TASK TO COMPLETE:
Transcribe the data in full and exactly, omitting any pictures.

DATASET CONTENT:
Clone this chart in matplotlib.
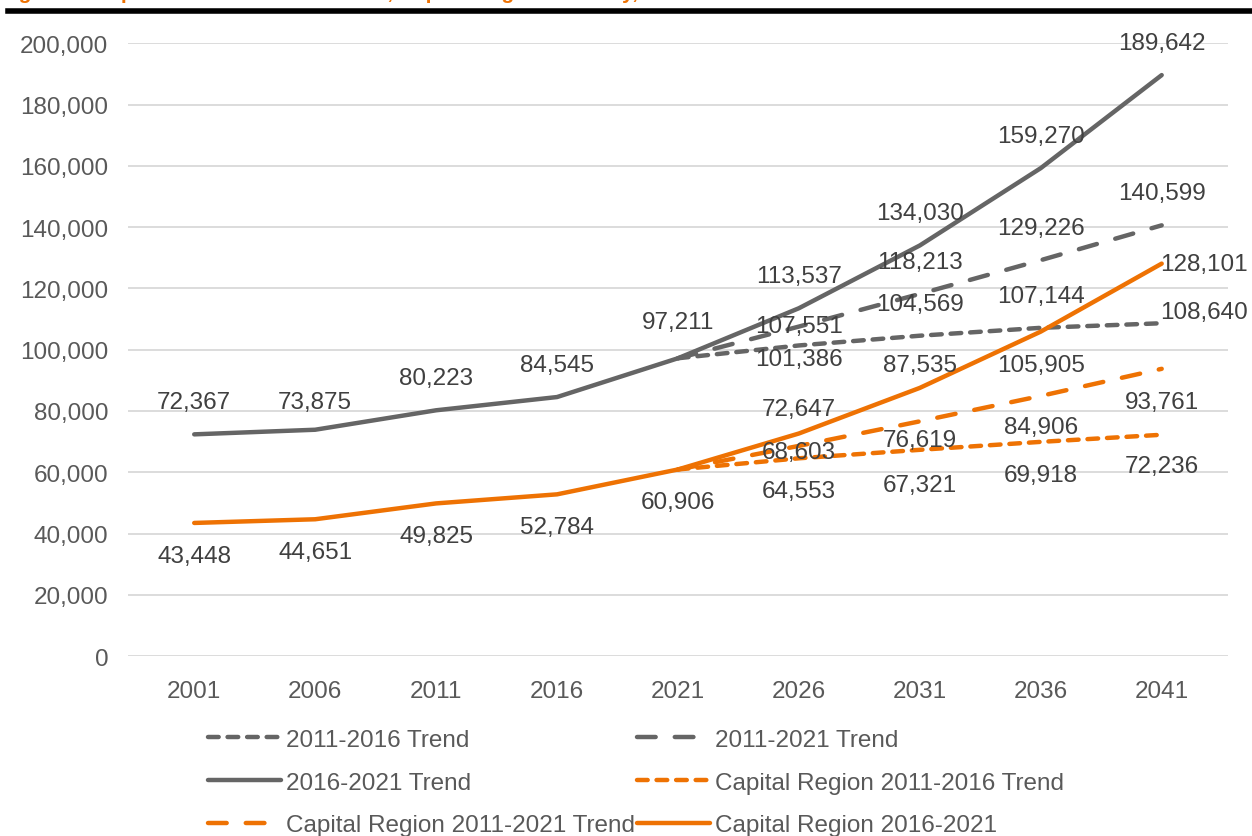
import numpy as np
import matplotlib.pyplot as plt
from matplotlib.lines import Line2D

plt.rcParams['font.family'] = ['Liberation Sans', 'DejaVu Sans']

# years on the x axis
years = ['2001', '2006', '2011', '2016', '2021', '2026', '2031', '2036', '2041']

# city series
city_2016_2021 = [72367, 73875, 80223, 84545, 97211, 113537, 134030, 159270, 189642]
city_2011_2016 = [97211, 101386, 104569, 107144, 108640]
city_2011_2021 = [97211, 107551, 118213, 129226, 140599]

# capital region series
cr_2016_2021 = [43448, 44651, 49825, 52784, 60906, 72647, 87535, 105905, 128101]
cr_2011_2016 = [60906, 64553, 67321, 69918, 72236]
cr_2011_2021 = [60906, 68603, 76619, 84906, 93761]

y_ticks = [0, 20000, 40000, 60000, 80000, 100000, 120000, 140000, 160000, 180000, 200000]

GRAY = '#656565'
ORANGE = '#EE7203'
TXT = '#404040'
FS = 17.5

fig = plt.figure(figsize=(12.52, 8.37), dpi=100)
ax = fig.add_axes([0.102, 0.215, 0.879, 0.732])

x_all = np.arange(len(years))
x_proj = np.arange(4, len(years))

short = (0, (2.4, 2.0))
long_ = (0, (4.2, 4.3))
lw = 3.2

ax.plot(x_proj, city_2011_2016, color=GRAY, lw=lw, ls=short, dash_capstyle='round')
ax.plot(x_proj, city_2011_2021, color=GRAY, lw=lw, ls=long_, dash_capstyle='round')
ax.plot(x_all, city_2016_2021, color=GRAY, lw=lw, solid_capstyle='round')
ax.plot(x_proj, cr_2011_2016, color=ORANGE, lw=lw, ls=short, dash_capstyle='round')
ax.plot(x_proj, cr_2011_2021, color=ORANGE, lw=lw, ls=long_, dash_capstyle='round')
ax.plot(x_all, cr_2016_2021, color=ORANGE, lw=lw, solid_capstyle='round')


# data labels, offsets given in pixels
def put_labels(xs, vals, offs):
    for x, v, o in zip(xs, vals, offs):
        dx, dy, ha = o
        ax.annotate(f'{v:,}', (x, v), xytext=(dx * 0.72, dy * 0.72),
                    textcoords='offset points', ha=ha, va='center',
                    fontsize=FS, color=TXT)


A = (0, 32, 'center')
B = (0, -33, 'center')
R = (-2, 0, 'left')

put_labels(x_all, city_2016_2021, [A, (0, 28, 'center'), A, A, (0, 36, 'center'), A, A, A, A])
put_labels(x_proj[1:], city_2011_2016[1:], [(0, -14, 'center'), A, A, (-2, 11, 'left')])
put_labels(x_proj[1:], city_2011_2021[1:], [(0, 1, 'center'), A, A, A])
put_labels(x_all, cr_2016_2021, [B, B, B, B, B, (0, 24, 'center'), (0, 23, 'center'), B, R])
put_labels(x_proj[1:], cr_2011_2016[1:], [B, (0, -35, 'center'), B, (0, -31, 'center')])
put_labels(x_proj[1:], cr_2011_2021[1:], [(0, -6, 'center'), (0, -19, 'center'), (0, -31, 'center'), B])

ax.set_xlim(-0.55, len(years) - 0.45)
ax.set_ylim(0, 200000)
ax.set_yticks(y_ticks)
ax.set_yticklabels([f'{t:,}' for t in y_ticks])
ax.set_xticks(x_all)
ax.set_xticklabels(years)
ax.tick_params(axis='both', length=0, labelsize=FS, labelcolor='#595959')
ax.tick_params(axis='y', pad=14)
ax.tick_params(axis='x', pad=17)
ax.grid(axis='y', color='#D9D9D9', lw=1.3)
ax.set_axisbelow(True)
for s in ax.spines.values():
    s.set_visible(False)

handles = [
    Line2D([], [], color=GRAY, lw=lw, ls=short, dash_capstyle='round'),
    Line2D([], [], color=GRAY, lw=lw, ls=long_, dash_capstyle='round'),
    Line2D([], [], color=GRAY, lw=lw, solid_capstyle='round'),
    Line2D([], [], color=ORANGE, lw=lw, ls=short, dash_capstyle='round'),
    Line2D([], [], color=ORANGE, lw=lw, ls=long_, dash_capstyle='round'),
    Line2D([], [], color=ORANGE, lw=lw, solid_capstyle='round'),
]
labels = ['2011-2016 Trend', '2011-2021 Trend', '2016-2021 Trend',
          'Capital Region 2011-2016 Trend', 'Capital Region 2011-2021 Trend',
          'Capital Region 2016-2021']
order = [0, 2, 4, 1, 3, 5]
fig.legend([handles[i] for i in order], [labels[i] for i in order],
           loc='upper left', bbox_to_anchor=(0.166, 0.128), ncol=2,
           frameon=False, fontsize=FS, labelcolor='#595959',
           handlelength=3.0, handletextpad=0.2, columnspacing=0.1,
           labelspacing=0.85, borderaxespad=0, borderpad=0)

# top rule and the caption above it, cut by the top edge as in the source
fig.add_artist(Line2D([0.006, 1.0], [1 - 12 / 837, 1 - 12 / 837], color='black', lw=4))
fig.text(0.0, 1.0 + 1 / 837, 'Figure 5: Population Growth Scenarios, Capital Region and City, 2001-2041',
         color=ORANGE, fontsize=15, fontweight='bold', va='baseline', ha='left')

fig.savefig('out.png', dpi=100)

ANSWER TO THE PROBLEM:
Clone this chart in matplotlib.
import numpy as np
import matplotlib.pyplot as plt
from matplotlib.lines import Line2D

plt.rcParams['font.family'] = ['Liberation Sans', 'DejaVu Sans']

# years on the x axis
years = ['2001', '2006', '2011', '2016', '2021', '2026', '2031', '2036', '2041']

# city series
city_2016_2021 = [72367, 73875, 80223, 84545, 97211, 113537, 134030, 159270, 189642]
city_2011_2016 = [97211, 101386, 104569, 107144, 108640]
city_2011_2021 = [97211, 107551, 118213, 129226, 140599]

# capital region series
cr_2016_2021 = [43448, 44651, 49825, 52784, 60906, 72647, 87535, 105905, 128101]
cr_2011_2016 = [60906, 64553, 67321, 69918, 72236]
cr_2011_2021 = [60906, 68603, 76619, 84906, 93761]

y_ticks = [0, 20000, 40000, 60000, 80000, 100000, 120000, 140000, 160000, 180000, 200000]

GRAY = '#656565'
ORANGE = '#EE7203'
TXT = '#404040'
FS = 17.5

fig = plt.figure(figsize=(12.52, 8.37), dpi=100)
ax = fig.add_axes([0.102, 0.215, 0.879, 0.732])

x_all = np.arange(len(years))
x_proj = np.arange(4, len(years))

short = (0, (2.4, 2.0))
long_ = (0, (4.2, 4.3))
lw = 3.2

ax.plot(x_proj, city_2011_2016, color=GRAY, lw=lw, ls=short, dash_capstyle='round')
ax.plot(x_proj, city_2011_2021, color=GRAY, lw=lw, ls=long_, dash_capstyle='round')
ax.plot(x_all, city_2016_2021, color=GRAY, lw=lw, solid_capstyle='round')
ax.plot(x_proj, cr_2011_2016, color=ORANGE, lw=lw, ls=short, dash_capstyle='round')
ax.plot(x_proj, cr_2011_2021, color=ORANGE, lw=lw, ls=long_, dash_capstyle='round')
ax.plot(x_all, cr_2016_2021, color=ORANGE, lw=lw, solid_capstyle='round')


# data labels, offsets given in pixels
def put_labels(xs, vals, offs):
    for x, v, o in zip(xs, vals, offs):
        dx, dy, ha = o
        ax.annotate(f'{v:,}', (x, v), xytext=(dx * 0.72, dy * 0.72),
                    textcoords='offset points', ha=ha, va='center',
                    fontsize=FS, color=TXT)


A = (0, 32, 'center')
B = (0, -33, 'center')
R = (-2, 0, 'left')

put_labels(x_all, city_2016_2021, [A, (0, 28, 'center'), A, A, (0, 36, 'center'), A, A, A, A])
put_labels(x_proj[1:], city_2011_2016[1:], [(0, -14, 'center'), A, A, (-2, 11, 'left')])
put_labels(x_proj[1:], city_2011_2021[1:], [(0, 1, 'center'), A, A, A])
put_labels(x_all, cr_2016_2021, [B, B, B, B, B, (0, 24, 'center'), (0, 23, 'center'), B, R])
put_labels(x_proj[1:], cr_2011_2016[1:], [B, (0, -35, 'center'), B, (0, -31, 'center')])
put_labels(x_proj[1:], cr_2011_2021[1:], [(0, -6, 'center'), (0, -19, 'center'), (0, -31, 'center'), B])

ax.set_xlim(-0.55, len(years) - 0.45)
ax.set_ylim(0, 200000)
ax.set_yticks(y_ticks)
ax.set_yticklabels([f'{t:,}' for t in y_ticks])
ax.set_xticks(x_all)
ax.set_xticklabels(years)
ax.tick_params(axis='both', length=0, labelsize=FS, labelcolor='#595959')
ax.tick_params(axis='y', pad=14)
ax.tick_params(axis='x', pad=17)
ax.grid(axis='y', color='#D9D9D9', lw=1.3)
ax.set_axisbelow(True)
for s in ax.spines.values():
    s.set_visible(False)

handles = [
    Line2D([], [], color=GRAY, lw=lw, ls=short, dash_capstyle='round'),
    Line2D([], [], color=GRAY, lw=lw, ls=long_, dash_capstyle='round'),
    Line2D([], [], color=GRAY, lw=lw, solid_capstyle='round'),
    Line2D([], [], color=ORANGE, lw=lw, ls=short, dash_capstyle='round'),
    Line2D([], [], color=ORANGE, lw=lw, ls=long_, dash_capstyle='round'),
    Line2D([], [], color=ORANGE, lw=lw, solid_capstyle='round'),
]
labels = ['2011-2016 Trend', '2011-2021 Trend', '2016-2021 Trend',
          'Capital Region 2011-2016 Trend', 'Capital Region 2011-2021 Trend',
          'Capital Region 2016-2021']
order = [0, 2, 4, 1, 3, 5]
fig.legend([handles[i] for i in order], [labels[i] for i in order],
           loc='upper left', bbox_to_anchor=(0.166, 0.128), ncol=2,
           frameon=False, fontsize=FS, labelcolor='#595959',
           handlelength=3.0, handletextpad=0.2, columnspacing=0.1,
           labelspacing=0.85, borderaxespad=0, borderpad=0)

# top rule and the caption above it, cut by the top edge as in the source
fig.add_artist(Line2D([0.006, 1.0], [1 - 12 / 837, 1 - 12 / 837], color='black', lw=4))
fig.text(0.0, 1.0 + 1 / 837, 'Figure 5: Population Growth Scenarios, Capital Region and City, 2001-2041',
         color=ORANGE, fontsize=15, fontweight='bold', va='baseline', ha='left')

fig.savefig('out.png', dpi=100)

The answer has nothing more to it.